Infection trends shifted dramatically when mask-wearing rules were implemented on 6th April in northern Italy and 17th April in New York City – at the time among the hardest hit areas of the world by the health crisis – the study found. 

“This protective measure alone significantly reduced the number of infections, that is, by over 78,000 in Italy from April 6 to May 9 and over 66,000 in New York City from April 17 to May 9,” researchers calculated.

When mask-wearing went into effect in New York, the daily new infection rate fell by about three per cent per day, researchers said. In the rest of the country, daily new infections continued to increase. 

Direct contact precautions – social distancing, quarantine and isolation, and hand sanitising – were all in place before mask-wearing rules went into effect in Italy and New York City. But they only help minimise virus transmission by direct contact, while face covering helps prevent airborne transmission, the researchers say. 
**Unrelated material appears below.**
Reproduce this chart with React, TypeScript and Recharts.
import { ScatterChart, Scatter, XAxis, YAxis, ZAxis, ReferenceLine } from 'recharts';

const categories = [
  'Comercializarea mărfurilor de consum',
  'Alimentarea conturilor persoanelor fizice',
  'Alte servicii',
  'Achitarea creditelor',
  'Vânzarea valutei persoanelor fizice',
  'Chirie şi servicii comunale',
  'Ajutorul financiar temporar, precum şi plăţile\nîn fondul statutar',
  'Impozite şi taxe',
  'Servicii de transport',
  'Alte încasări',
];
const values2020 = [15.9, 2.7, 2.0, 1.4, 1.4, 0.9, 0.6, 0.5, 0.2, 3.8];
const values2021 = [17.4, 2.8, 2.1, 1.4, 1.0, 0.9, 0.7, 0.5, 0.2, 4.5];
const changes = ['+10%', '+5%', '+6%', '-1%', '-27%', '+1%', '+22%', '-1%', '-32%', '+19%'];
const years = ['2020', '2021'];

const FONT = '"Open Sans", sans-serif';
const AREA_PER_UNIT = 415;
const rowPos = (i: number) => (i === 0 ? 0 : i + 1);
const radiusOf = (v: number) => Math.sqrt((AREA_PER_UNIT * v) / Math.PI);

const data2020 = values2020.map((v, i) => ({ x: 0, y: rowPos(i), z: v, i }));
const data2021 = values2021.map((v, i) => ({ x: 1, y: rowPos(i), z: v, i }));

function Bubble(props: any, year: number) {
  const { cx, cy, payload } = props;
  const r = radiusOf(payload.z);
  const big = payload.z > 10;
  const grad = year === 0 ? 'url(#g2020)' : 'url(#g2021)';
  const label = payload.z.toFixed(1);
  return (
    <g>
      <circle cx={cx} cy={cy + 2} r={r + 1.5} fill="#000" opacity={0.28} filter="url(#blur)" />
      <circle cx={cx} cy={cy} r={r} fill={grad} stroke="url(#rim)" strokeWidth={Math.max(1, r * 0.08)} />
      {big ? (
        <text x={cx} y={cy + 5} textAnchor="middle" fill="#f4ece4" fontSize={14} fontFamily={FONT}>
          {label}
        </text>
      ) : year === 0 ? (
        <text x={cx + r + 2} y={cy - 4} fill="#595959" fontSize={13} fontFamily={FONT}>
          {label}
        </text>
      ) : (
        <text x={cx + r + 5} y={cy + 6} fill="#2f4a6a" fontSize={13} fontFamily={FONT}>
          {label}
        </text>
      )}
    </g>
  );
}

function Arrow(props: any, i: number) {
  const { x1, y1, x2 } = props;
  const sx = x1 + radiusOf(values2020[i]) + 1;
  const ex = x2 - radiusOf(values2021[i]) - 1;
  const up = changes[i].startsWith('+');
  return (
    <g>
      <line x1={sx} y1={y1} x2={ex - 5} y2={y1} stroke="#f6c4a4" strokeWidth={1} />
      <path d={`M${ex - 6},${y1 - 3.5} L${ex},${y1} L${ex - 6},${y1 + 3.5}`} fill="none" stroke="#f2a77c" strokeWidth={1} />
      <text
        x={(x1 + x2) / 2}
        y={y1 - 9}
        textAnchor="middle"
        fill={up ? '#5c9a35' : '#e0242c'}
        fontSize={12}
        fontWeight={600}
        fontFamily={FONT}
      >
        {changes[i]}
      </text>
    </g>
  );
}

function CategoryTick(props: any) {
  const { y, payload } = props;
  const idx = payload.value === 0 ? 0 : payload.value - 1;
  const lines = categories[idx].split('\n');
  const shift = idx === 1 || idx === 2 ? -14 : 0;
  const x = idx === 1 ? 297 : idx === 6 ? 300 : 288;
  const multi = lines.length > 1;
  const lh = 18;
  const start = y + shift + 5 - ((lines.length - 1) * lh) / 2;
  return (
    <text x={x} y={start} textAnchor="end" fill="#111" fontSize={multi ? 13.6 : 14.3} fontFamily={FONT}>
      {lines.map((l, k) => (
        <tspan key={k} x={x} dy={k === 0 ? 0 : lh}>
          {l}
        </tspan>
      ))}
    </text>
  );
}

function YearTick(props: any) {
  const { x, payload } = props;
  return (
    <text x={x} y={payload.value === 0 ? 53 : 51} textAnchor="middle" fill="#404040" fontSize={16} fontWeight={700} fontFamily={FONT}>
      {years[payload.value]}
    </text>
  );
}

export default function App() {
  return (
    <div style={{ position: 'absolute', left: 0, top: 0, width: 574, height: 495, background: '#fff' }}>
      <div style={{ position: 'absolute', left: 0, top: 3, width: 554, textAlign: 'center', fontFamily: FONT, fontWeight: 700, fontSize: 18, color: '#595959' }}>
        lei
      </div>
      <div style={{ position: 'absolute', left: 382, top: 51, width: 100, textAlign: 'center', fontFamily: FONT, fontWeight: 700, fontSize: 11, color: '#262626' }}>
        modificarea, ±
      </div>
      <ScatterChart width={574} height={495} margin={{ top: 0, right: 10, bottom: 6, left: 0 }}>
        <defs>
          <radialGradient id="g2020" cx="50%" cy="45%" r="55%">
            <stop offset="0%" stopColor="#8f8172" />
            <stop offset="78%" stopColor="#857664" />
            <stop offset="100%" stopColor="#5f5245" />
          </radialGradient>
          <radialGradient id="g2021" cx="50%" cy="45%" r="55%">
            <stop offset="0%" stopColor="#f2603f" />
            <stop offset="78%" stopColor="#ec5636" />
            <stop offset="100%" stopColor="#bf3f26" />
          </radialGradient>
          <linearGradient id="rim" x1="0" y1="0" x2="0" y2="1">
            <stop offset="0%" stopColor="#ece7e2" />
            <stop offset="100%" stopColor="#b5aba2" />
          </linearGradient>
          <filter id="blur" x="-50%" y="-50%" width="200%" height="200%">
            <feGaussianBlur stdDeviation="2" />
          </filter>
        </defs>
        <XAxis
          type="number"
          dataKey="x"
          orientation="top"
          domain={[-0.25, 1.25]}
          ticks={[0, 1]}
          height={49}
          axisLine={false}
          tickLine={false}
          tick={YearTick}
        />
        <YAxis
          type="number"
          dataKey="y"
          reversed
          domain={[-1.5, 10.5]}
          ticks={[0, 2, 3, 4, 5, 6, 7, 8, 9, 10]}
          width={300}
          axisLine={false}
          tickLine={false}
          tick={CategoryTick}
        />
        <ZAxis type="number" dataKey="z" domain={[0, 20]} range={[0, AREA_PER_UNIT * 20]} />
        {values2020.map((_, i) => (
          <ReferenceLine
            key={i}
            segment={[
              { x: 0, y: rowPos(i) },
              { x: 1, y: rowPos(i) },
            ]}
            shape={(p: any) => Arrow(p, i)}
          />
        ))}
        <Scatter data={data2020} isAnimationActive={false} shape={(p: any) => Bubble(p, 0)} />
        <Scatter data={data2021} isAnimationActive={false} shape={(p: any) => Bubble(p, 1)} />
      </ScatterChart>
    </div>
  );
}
“The unique function of face covering to block atomization and inhalation of virus-bearing aerosols accounts for the significantly reduced infections,” they said. That would indicate “that airborne transmission of COVID-19 represents the dominant route for infection.”

The US Center for Disease Control and Prevention on Friday urged organisers of large gatherings that involve “shouting, chanting or singing to strongly encourage the use of cloth face coverings to lower the risk of spreading the coronavirus.”